▶ **Data block**:
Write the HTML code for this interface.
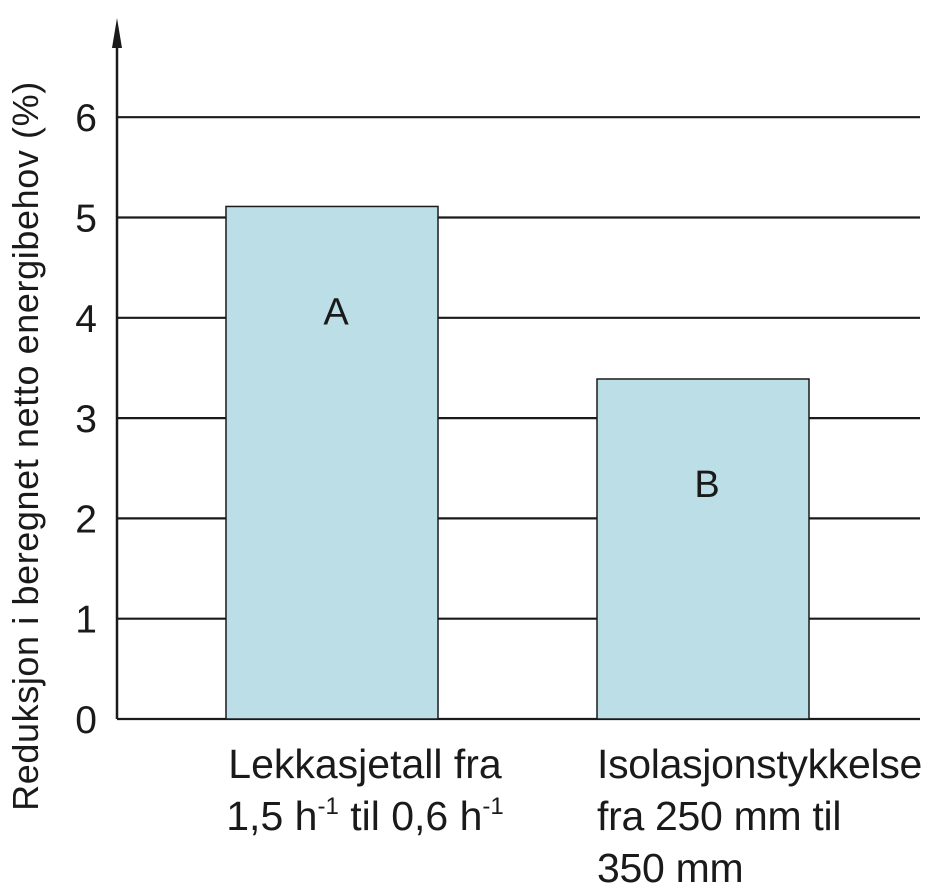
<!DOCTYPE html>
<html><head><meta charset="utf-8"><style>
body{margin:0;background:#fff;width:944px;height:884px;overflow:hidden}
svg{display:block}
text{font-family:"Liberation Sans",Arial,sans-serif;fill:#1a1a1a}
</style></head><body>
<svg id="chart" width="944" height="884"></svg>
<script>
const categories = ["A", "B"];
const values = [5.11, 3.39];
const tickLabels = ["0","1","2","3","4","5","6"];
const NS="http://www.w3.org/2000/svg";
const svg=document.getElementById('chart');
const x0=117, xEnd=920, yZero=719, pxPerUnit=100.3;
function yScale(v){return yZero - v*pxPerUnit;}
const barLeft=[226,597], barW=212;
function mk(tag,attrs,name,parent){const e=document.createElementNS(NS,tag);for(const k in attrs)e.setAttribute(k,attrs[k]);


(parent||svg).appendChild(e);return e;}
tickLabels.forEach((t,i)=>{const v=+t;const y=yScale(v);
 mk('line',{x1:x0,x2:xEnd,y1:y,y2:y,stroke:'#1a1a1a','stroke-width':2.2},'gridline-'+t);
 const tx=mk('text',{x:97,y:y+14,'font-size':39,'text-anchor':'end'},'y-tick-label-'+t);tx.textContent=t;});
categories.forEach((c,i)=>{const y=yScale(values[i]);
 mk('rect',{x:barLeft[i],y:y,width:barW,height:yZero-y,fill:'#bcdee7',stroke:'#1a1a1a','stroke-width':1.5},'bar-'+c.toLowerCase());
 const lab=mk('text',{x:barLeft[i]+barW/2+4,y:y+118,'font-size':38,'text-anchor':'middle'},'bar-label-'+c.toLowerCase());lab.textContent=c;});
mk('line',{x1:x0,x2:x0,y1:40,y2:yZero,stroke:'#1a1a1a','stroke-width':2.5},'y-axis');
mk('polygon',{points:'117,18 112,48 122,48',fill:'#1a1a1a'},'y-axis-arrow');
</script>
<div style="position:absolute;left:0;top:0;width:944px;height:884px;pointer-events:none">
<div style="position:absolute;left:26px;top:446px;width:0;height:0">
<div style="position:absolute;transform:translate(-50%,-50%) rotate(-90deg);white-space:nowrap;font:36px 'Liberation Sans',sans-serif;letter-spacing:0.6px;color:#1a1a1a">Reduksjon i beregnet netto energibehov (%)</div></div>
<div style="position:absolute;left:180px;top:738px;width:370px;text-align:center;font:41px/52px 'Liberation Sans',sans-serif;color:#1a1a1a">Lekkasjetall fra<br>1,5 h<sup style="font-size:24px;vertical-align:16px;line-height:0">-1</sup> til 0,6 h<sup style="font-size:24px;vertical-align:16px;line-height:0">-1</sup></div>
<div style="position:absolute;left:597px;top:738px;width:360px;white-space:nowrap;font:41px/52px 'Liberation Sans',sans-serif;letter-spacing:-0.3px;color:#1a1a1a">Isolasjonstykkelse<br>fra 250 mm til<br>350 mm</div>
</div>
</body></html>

▶ **Work required**: Copy the material above in full and exactly, skipping pictures.

▶ **Solved exercise**:
Write the HTML code for this interface.
<!DOCTYPE html>
<html><head><meta charset="utf-8"><style>
body{margin:0;background:#fff;width:944px;height:884px;overflow:hidden}
svg{display:block}
text{font-family:"Liberation Sans",Arial,sans-serif;fill:#1a1a1a}
</style></head><body>
<svg id="chart" width="944" height="884"></svg>
<script>
const categories = ["A", "B"];
const values = [5.11, 3.39];
const tickLabels = ["0","1","2","3","4","5","6"];
const NS="http://www.w3.org/2000/svg";
const svg=document.getElementById('chart');
const x0=117, xEnd=920, yZero=719, pxPerUnit=100.3;
function yScale(v){return yZero - v*pxPerUnit;}
const barLeft=[226,597], barW=212;
function mk(tag,attrs,name,parent){const e=document.createElementNS(NS,tag);for(const k in attrs)e.setAttribute(k,attrs[k]);


(parent||svg).appendChild(e);return e;}
tickLabels.forEach((t,i)=>{const v=+t;const y=yScale(v);
 mk('line',{x1:x0,x2:xEnd,y1:y,y2:y,stroke:'#1a1a1a','stroke-width':2.2},'gridline-'+t);
 const tx=mk('text',{x:97,y:y+14,'font-size':39,'text-anchor':'end'},'y-tick-label-'+t);tx.textContent=t;});
categories.forEach((c,i)=>{const y=yScale(values[i]);
 mk('rect',{x:barLeft[i],y:y,width:barW,height:yZero-y,fill:'#bcdee7',stroke:'#1a1a1a','stroke-width':1.5},'bar-'+c.toLowerCase());
 const lab=mk('text',{x:barLeft[i]+barW/2+4,y:y+118,'font-size':38,'text-anchor':'middle'},'bar-label-'+c.toLowerCase());lab.textContent=c;});
mk('line',{x1:x0,x2:x0,y1:40,y2:yZero,stroke:'#1a1a1a','stroke-width':2.5},'y-axis');
mk('polygon',{points:'117,18 112,48 122,48',fill:'#1a1a1a'},'y-axis-arrow');
</script>
<div style="position:absolute;left:0;top:0;width:944px;height:884px;pointer-events:none">
<div style="position:absolute;left:26px;top:446px;width:0;height:0">
<div style="position:absolute;transform:translate(-50%,-50%) rotate(-90deg);white-space:nowrap;font:36px 'Liberation Sans',sans-serif;letter-spacing:0.6px;color:#1a1a1a">Reduksjon i beregnet netto energibehov (%)</div></div>
<div style="position:absolute;left:180px;top:738px;width:370px;text-align:center;font:41px/52px 'Liberation Sans',sans-serif;color:#1a1a1a">Lekkasjetall fra<br>1,5 h<sup style="font-size:24px;vertical-align:16px;line-height:0">-1</sup> til 0,6 h<sup style="font-size:24px;vertical-align:16px;line-height:0">-1</sup></div>
<div style="position:absolute;left:597px;top:738px;width:360px;white-space:nowrap;font:41px/52px 'Liberation Sans',sans-serif;letter-spacing:-0.3px;color:#1a1a1a">Isolasjonstykkelse<br>fra 250 mm til<br>350 mm</div>
</div>
</body></html>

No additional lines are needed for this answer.